If nothing else, SXSW has turned into a trade show. This seems obvious, since the festival is cored by a giant convention center (which, by the way, is not the easiest thing to get into itself), but even outside, on 6th St. or Red River or Congress, Austin turns itself into its own Bizarro World to hawk products that would otherwise make the pierced, tattooed masses inhabiting the city cringe.
Taco Bell and PS3, meet Hype Machine. You guys will get along great. More than the bands themselves, SXSW is about the sponsors, the people who can and have paid the most money to be able to access that buzzy blogger cultures that’s so obsessed with cats and .gifs these days. It’s a profit world, didn’t you know?
This is by no means to say that the music wasn’t frequently terrific. Pre-natal punk-rock gods The Men, Cloud Nothings and Titus Andronicus played seemingly every venue, and the now decade old Doomtree made more of a media presence than they ever have. Even the last night, that worn Saturday in which everything seems a bit slower from eating Julio’s breakfast tacos for four days straight, brought a ribald crowd to Lucky Thirteen for a vicious Nashville rock n’ roll showcase headlined by a first-time-in-Texas The Weeks. Festival friendly world acts like Rubblebucket made you forget about the lines for another disappointing Zola Jesus performance at the Fader Fort, and Washed Out proved chillwave could be played outside.
But the real focus here was product. Push, sell, hand-out, whatever. Just get product to the masses. Moutain Dew co-opted a hush-hush lil Wayne performance for their DEWeezy van. A hardcore Christian church came to warn of hellfire while a block down scantily clad women pretended to like a human-sized Fleshlight. Camel Light bought a fucking garden for their secret party, while Marlboro was hitting the streets hard with one dollar cigarette packs in exchange for your email address. By the second or third round of walking around looking for exactly where the Spotify House was located, the reality of the drug dealer mentality – sell, sell, sell – at SXSW had fully set in.
In a way, SXSW resembles the internet. A cadre of bloggers scared to talk to one another but all to eager to talk at one another, constantly in search of something nobody else has heard of, all the while being bludgeoned to death by Brand Marketing 101.

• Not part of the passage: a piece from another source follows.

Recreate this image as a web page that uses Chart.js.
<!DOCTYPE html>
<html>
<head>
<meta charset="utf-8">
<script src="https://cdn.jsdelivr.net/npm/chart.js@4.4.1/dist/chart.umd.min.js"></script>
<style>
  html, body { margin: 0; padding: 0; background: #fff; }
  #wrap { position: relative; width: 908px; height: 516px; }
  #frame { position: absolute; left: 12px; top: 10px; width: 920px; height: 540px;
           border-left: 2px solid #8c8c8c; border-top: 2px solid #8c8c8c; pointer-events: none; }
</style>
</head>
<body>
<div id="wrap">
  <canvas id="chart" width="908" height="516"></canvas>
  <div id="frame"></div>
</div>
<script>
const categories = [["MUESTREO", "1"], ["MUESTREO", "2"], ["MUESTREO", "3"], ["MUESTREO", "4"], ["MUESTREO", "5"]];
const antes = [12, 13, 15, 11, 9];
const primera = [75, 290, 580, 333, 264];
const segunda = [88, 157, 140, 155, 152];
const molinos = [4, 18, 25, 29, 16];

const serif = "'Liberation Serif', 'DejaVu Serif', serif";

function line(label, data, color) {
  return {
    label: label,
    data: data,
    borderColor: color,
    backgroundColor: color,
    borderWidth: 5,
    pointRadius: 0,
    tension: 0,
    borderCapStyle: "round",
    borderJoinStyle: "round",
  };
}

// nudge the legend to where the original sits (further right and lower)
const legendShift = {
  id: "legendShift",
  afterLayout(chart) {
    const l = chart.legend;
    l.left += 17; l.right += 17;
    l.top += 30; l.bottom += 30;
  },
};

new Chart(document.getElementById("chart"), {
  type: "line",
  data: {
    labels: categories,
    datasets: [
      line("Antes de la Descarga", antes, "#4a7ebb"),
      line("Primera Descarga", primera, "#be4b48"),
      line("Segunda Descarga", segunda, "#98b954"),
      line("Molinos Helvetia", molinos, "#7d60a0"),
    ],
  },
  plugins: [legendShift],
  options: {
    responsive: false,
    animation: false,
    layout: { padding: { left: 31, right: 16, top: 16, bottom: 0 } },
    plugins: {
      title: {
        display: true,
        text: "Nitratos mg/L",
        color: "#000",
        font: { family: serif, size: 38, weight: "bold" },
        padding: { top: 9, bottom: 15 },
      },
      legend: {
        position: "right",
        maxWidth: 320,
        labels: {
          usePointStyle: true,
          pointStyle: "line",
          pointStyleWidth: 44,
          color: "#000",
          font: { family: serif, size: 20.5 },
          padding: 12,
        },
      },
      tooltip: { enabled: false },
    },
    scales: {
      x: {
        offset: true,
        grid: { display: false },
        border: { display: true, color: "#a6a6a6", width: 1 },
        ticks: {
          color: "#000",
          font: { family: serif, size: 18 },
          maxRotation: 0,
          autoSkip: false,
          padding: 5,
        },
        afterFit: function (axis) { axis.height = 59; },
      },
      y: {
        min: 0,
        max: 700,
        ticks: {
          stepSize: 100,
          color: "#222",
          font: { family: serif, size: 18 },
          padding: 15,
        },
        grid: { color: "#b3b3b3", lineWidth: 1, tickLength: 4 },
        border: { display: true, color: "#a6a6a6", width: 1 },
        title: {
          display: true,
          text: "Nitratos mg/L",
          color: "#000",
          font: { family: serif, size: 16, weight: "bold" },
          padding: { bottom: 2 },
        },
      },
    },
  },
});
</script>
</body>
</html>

The corporatizing of hipster culture is nothing worth fighting a battle against – the war has already been lost, and Bushmills is planting their flag on the rotting corpse of forums worldwide. So it shouldn’t be a surprise that SXSW would mirror the festival-goers attending it. This doesn’t make it any less jarring to watch product hype replace performance. For christ sakes, the new iPad came out during SXSW.
This curatorship stage of music journalism and hip signifiers is something to get used to, and in that way SXSW was a lovely way to cut ones teeth. In the midst of a ibuprofen-induced haze state I might have eaten one or two (or seventeen) Doritos Tacos Locos at the Hype Hotel. If I can’t access the internet, I need ads one way or another; why not eat them? Amidst all the beautiful music (and there was a ton of it, don’t worry), the stale taste of exclusivity and capitalism permeates. It’s a corporate world; SXSW knows it.